My question -- without knowing exactly how this is wired (have not tore it apart), is this likely to be an option? Will it only work if there is two wires feeding the current outlet/switch? Assuming there is only one wire, does anyone have a diagram on how this would be wired? If it cannot be done, is there GFCI/switch combos?

As a footnote...the wiring in the house is original as well, on the list of things to get done, but just not in the budget for a few years. It is non grounded 2 wire.



1 Answer 1


I had a similar situation in my bathroom. I had power in the ceiling, to the light, and a 14/2 running down to the switchbox. My assumption is that the original install consisted only of the light switch, but had been "Upgraded" by everyone's favourite contractor, Some Moron. This esteemed craftsman put in a combo switch/receptacle, Jumpered the hot side of the switch to the hot side of the receptacle and then pigtailed the neutral of the receptacle to ground.


You need to run a new 14/3 from the ceiling to my switch location and break drywall to install a 2 gang box. The final wiring is:

Panel Black - 14/3 black. (with pigtail in switch location) Light Fixture Black to 14/3 Red. (Switched Hot - power to light) Panel White - 14/3 white.

In the 2 gang box, I took a black from the pigtail to the GFCI hot, and the white from the 14/3 to the neutral screw.

Other possibilities:

Existing 14/3 -- Do as above, but obviously you don't need to run a new cable. Check the wiring in the light box to make sure you get the switched hot right.

Double 14/2 - In this situation, you'd have 1 14/2 powering the receptacle, and another 14/2 acting as the runner for the switch. Usually black is hot, and white is switched hot. The white wire should be marked as such, perhaps with a piece of tape on the end. Wire it exactly as it is.

Power to the switch box You may have the situation where the power feed from the panel goes directly to the switch box. Usually you'll have a feed from the bottom (power) and another pair going out the top to the light. Check these with a voltage tester!

Create a pigtail on the feed black with two short pieces of black wire. One goes to the switch, the other to the receptacle. To the other side of the receptacle, attach the black to the light. This is your switched hot.

The white from the light, the white from the feed are wired together with an additional short piece of white wire which goes to the neutral of the receptacle.

Additional Warnings:
All connections go to the LINE side of the GFCI.
Do not work with power on. Turn off the breaker or fuse.
If you don't see one of the scenarios presented here, then call for professional help.

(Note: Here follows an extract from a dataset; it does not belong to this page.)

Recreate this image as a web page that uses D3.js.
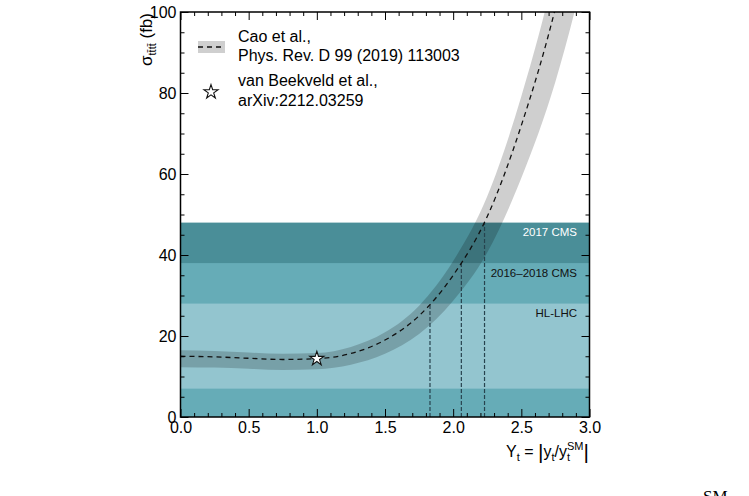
<!DOCTYPE html>
<html>
<head>
<meta charset="utf-8">
<script src="https://cdn.jsdelivr.net/npm/d3@7"></script>
<style>
  html, body { margin: 0; padding: 0; background: #fff; }
  svg { display: block; font-family: "Liberation Sans", Arial, Helvetica, sans-serif; }
</style>
</head>
<body>
<svg id="chart" width="749" height="496"></svg>
<script>
// ---------------- data ----------------
const yt        = [0.00, 0.25, 0.50, 0.75, 1.00, 1.25, 1.50, 1.75, 2.00, 2.25, 2.50, 2.75, 3.00];
const sigmaCen  = [15.0, 14.85, 14.5, 14.2, 14.4, 15.7, 19.0, 25.0, 35.0, 49.5, 72.0, 101.0, 140.0];
const sigmaUp   = [16.5, 16.3, 15.9, 15.6, 15.8, 17.3, 20.9, 27.5, 38.5, 54.5, 79.2, 111.1, 154.0];
const sigmaDown = [12.3, 12.2, 11.9, 11.6, 11.8, 12.9, 15.6, 20.5, 28.7, 40.6, 59.0, 82.8, 114.8];

const starPoint = [1.0, 14.4];   // van Beekveld et al.

// limit bands: [lower, upper] in fb, drawn in this order
const bandNames  = ["2017 CMS", "2016\u20132018 CMS", "HL-LHC"];
const bandLow    = [0, 0, 7];
const bandHigh   = [48, 38, 28];
const bandColors = ["#4a8e98", "#66acb7", "#93c5cf"];
const bandText   = ["#ffffff", "#111111", "#111111"];
// Yt where the central curve crosses each limit
const crossYt    = [2.23, 2.06, 1.83];

const xMajorTicks  = [0.0, 0.5, 1.0, 1.5, 2.0, 2.5, 3.0];
const xTickLabels  = ["0.0", "0.5", "1.0", "1.5", "2.0", "2.5", "3.0"];
const yMajorTicks  = [0, 20, 40, 60, 80, 100];
const yTickLabels  = ["0", "20", "40", "60", "80", "100"];

const legendLabels = [["Cao et al.,", "Phys. Rev. D 99 (2019) 113003"],
                      ["van Beekveld et al.,", "arXiv:2212.03259"]];

// ---------------- layout ----------------
const svg = d3.select("#chart");
const L = 180.5, R = 589.5, T = 12, B = 417;
const x = d3.scaleLinear().domain([0, 3]).range([L, R]);
const y = d3.scaleLinear().domain([0, 100]).range([B, T]);

svg.append("defs").append("clipPath").attr("id", "plotclip")
  .append("rect").attr("x", L).attr("y", T).attr("width", R - L).attr("height", B - T);

const plot = svg.append("g").attr("clip-path", "url(#plotclip)");

// bands
bandNames.forEach((n, i) => {
  plot.append("rect")
    .attr("x", x(0)).attr("width", x(3) - x(0))
    .attr("y", y(bandHigh[i])).attr("height", y(bandLow[i]) - y(bandHigh[i]))
    .attr("fill", bandColors[i]);
});

// theory band
const pts = yt.map((v, i) => ({x: v, c: sigmaCen[i], u: sigmaUp[i], d: sigmaDown[i]}));
const area = d3.area().curve(d3.curveMonotoneX)
  .x(d => x(d.x)).y0(d => y(d.d)).y1(d => y(d.u));
plot.append("path").datum(pts).attr("d", area)
  .attr("fill", "#000").attr("fill-opacity", 0.19);

// vertical dashed lines
crossYt.forEach((v, i) => {
  plot.append("line")
    .attr("x1", x(v)).attr("x2", x(v))
    .attr("y1", y(0)).attr("y2", y(bandHigh[i]))
    .attr("stroke", "#27434e").attr("stroke-width", 1.2)
    .attr("stroke-dasharray", "4,2");
});

// central curve
const line = d3.line().curve(d3.curveMonotoneX).x(d => x(d.x)).y(d => y(d.c));
plot.append("path").datum(pts).attr("d", line)
  .attr("fill", "none").attr("stroke", "#111").attr("stroke-width", 1.3)
  .attr("stroke-dasharray", "5,4");

// star
const starPath = d3.symbol().type(d3.symbolStar).size(62);
svg.append("path").attr("d", starPath())
  .attr("transform", `translate(${x(starPoint[0])},${y(starPoint[1])})`)
  .attr("fill", "#fff").attr("stroke", "#111").attr("stroke-width", 1.1);

// band labels
bandNames.forEach((n, i) => {
  svg.append("text")
    .attr("x", 577).attr("y", y(bandHigh[i]) + 13.5)
    .attr("text-anchor", "end").attr("font-size", "11.5px")
    .attr("fill", bandText[i]).text(n);
});

// ---------------- axes ----------------
const xMinor = d3.range(0, 3.0001, 0.1).filter(v => Math.abs(v * 2 - Math.round(v * 2)) > 1e-6);
const yMinor = d3.range(0, 100.001, 5).filter(v => v % 20 !== 0);

function styleAxis(g) {
  g.select(".domain").remove();
  g.selectAll("line").attr("stroke", "#000").attr("stroke-width", 1);
}

const axB = svg.append("g").attr("transform", `translate(0,${B})`)
  .call(d3.axisBottom(x).tickValues(xMajorTicks).tickSize(-8).tickSizeOuter(0).tickPadding(5)
        .tickFormat((d, i) => xTickLabels[i]));
axB.call(styleAxis);
svg.append("g").attr("transform", `translate(0,${B})`)
  .call(d3.axisBottom(x).tickValues(xMinor).tickSize(-4).tickFormat(""))
  .call(styleAxis);

svg.append("g").attr("transform", `translate(0,${T})`)
  .call(d3.axisTop(x).tickValues(xMajorTicks).tickSize(-8).tickFormat("")).call(styleAxis);
svg.append("g").attr("transform", `translate(0,${T})`)
  .call(d3.axisTop(x).tickValues(xMinor).tickSize(-4).tickFormat("")).call(styleAxis);

const axL = svg.append("g").attr("transform", `translate(${L},0)`)
  .call(d3.axisLeft(y).tickValues(yMajorTicks).tickSize(-8).tickSizeOuter(0).tickPadding(4)
        .tickFormat((d, i) => yTickLabels[i]));
axL.call(styleAxis);
svg.append("g").attr("transform", `translate(${L},0)`)
  .call(d3.axisLeft(y).tickValues(yMinor).tickSize(-4).tickFormat("")).call(styleAxis);

svg.append("g").attr("transform", `translate(${R},0)`)
  .call(d3.axisRight(y).tickValues(yMajorTicks).tickSize(-8).tickFormat("")).call(styleAxis);
svg.append("g").attr("transform", `translate(${R},0)`)
  .call(d3.axisRight(y).tickValues(yMinor).tickSize(-4).tickFormat("")).call(styleAxis);

svg.selectAll(".tick text")
  .attr("font-family", "'Liberation Sans', Arial, sans-serif")
  .attr("font-size", "16px").attr("fill", "#000");

// frame
svg.append("rect").attr("x", L).attr("y", T).attr("width", R - L).attr("height", B - T)
  .attr("fill", "none").attr("stroke", "#000").attr("stroke-width", 1.5);

// ---------------- axis titles ----------------
const yTitle = svg.append("text")
  .attr("transform", `translate(152,13) rotate(-90)`)
  .attr("text-anchor", "end").attr("font-size", "17px").attr("fill", "#000");
yTitle.append("tspan").text("\u03c3");
yTitle.append("tspan").attr("font-size", "11px").attr("dy", 4).text("tt\u0304tt\u0304");
yTitle.append("tspan").attr("dy", -4).text(" (fb)");

const xTitle = svg.append("text")
  .attr("x", 589).attr("y", 457)
  .attr("text-anchor", "end").attr("font-size", "16px").attr("fill", "#000");
xTitle.append("tspan").text("Y");
xTitle.append("tspan").attr("font-size", "11px").attr("dy", 4).text("t");
xTitle.append("tspan").attr("dy", -4).text(" = ");
xTitle.append("tspan").attr("font-size", "21px").attr("dy", 2).text("|");
xTitle.append("tspan").attr("dy", -2).text("y");
xTitle.append("tspan").attr("font-size", "11px").attr("dy", 4).text("t");
xTitle.append("tspan").attr("dy", -4).text("/y");
xTitle.append("tspan").attr("font-size", "11px").attr("dy", 4).text("t");
xTitle.append("tspan").attr("font-size", "11px").attr("dx", -3).attr("dy", -11).text("SM");
xTitle.append("tspan").attr("font-size", "21px").attr("dy", 9).text("|");

// ---------------- legend ----------------
const lg = svg.append("g");
lg.append("rect").attr("x", 198).attr("y", 41).attr("width", 27).attr("height", 12)
  .attr("fill", "#000").attr("fill-opacity", 0.19);
lg.append("line").attr("x1", 198).attr("x2", 225).attr("y1", 47).attr("y2", 47)
  .attr("stroke", "#111").attr("stroke-width", 1.3).attr("stroke-dasharray", "5,4");
lg.append("path").attr("d", starPath())
  .attr("transform", "translate(211,92)")
  .attr("fill", "#fff").attr("stroke", "#111").attr("stroke-width", 1.1);
const legBase = [[41.5, 61], [86, 105.5]];
legendLabels.forEach((lines, i) => {
  lines.forEach((t, j) => {
    lg.append("text").attr("x", 238).attr("y", legBase[i][j])
      .attr("font-size", "16px").attr("fill", "#000").text(t);
  });
});

// cut-off page fragments at the bottom edge
svg.append("text").attr("x", 5).attr("y", 515)
  .attr("font-family", "'Liberation Serif', serif").attr("font-size", "30px").text("Y");
svg.append("text").attr("x", 703).attr("y", 502)
  .attr("font-family", "'Liberation Serif', serif").attr("font-size", "17px").text("SM");
</script>
</body>
</html>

  • Actually, there's plenty of good reason to, and no good reason not to, run the light off the "load" terminals of the GFCI.
    – Ecnerwal
    Dec 3, 2014 at 16:16
  • Not if the Neutral is up in the ceiling. Then you'd have to run ANOTHER wire. So it only works if Power is to the switch box. Dec 3, 2014 at 16:19
  • Thanks for the response Chris, and sorry for the delay in accepting!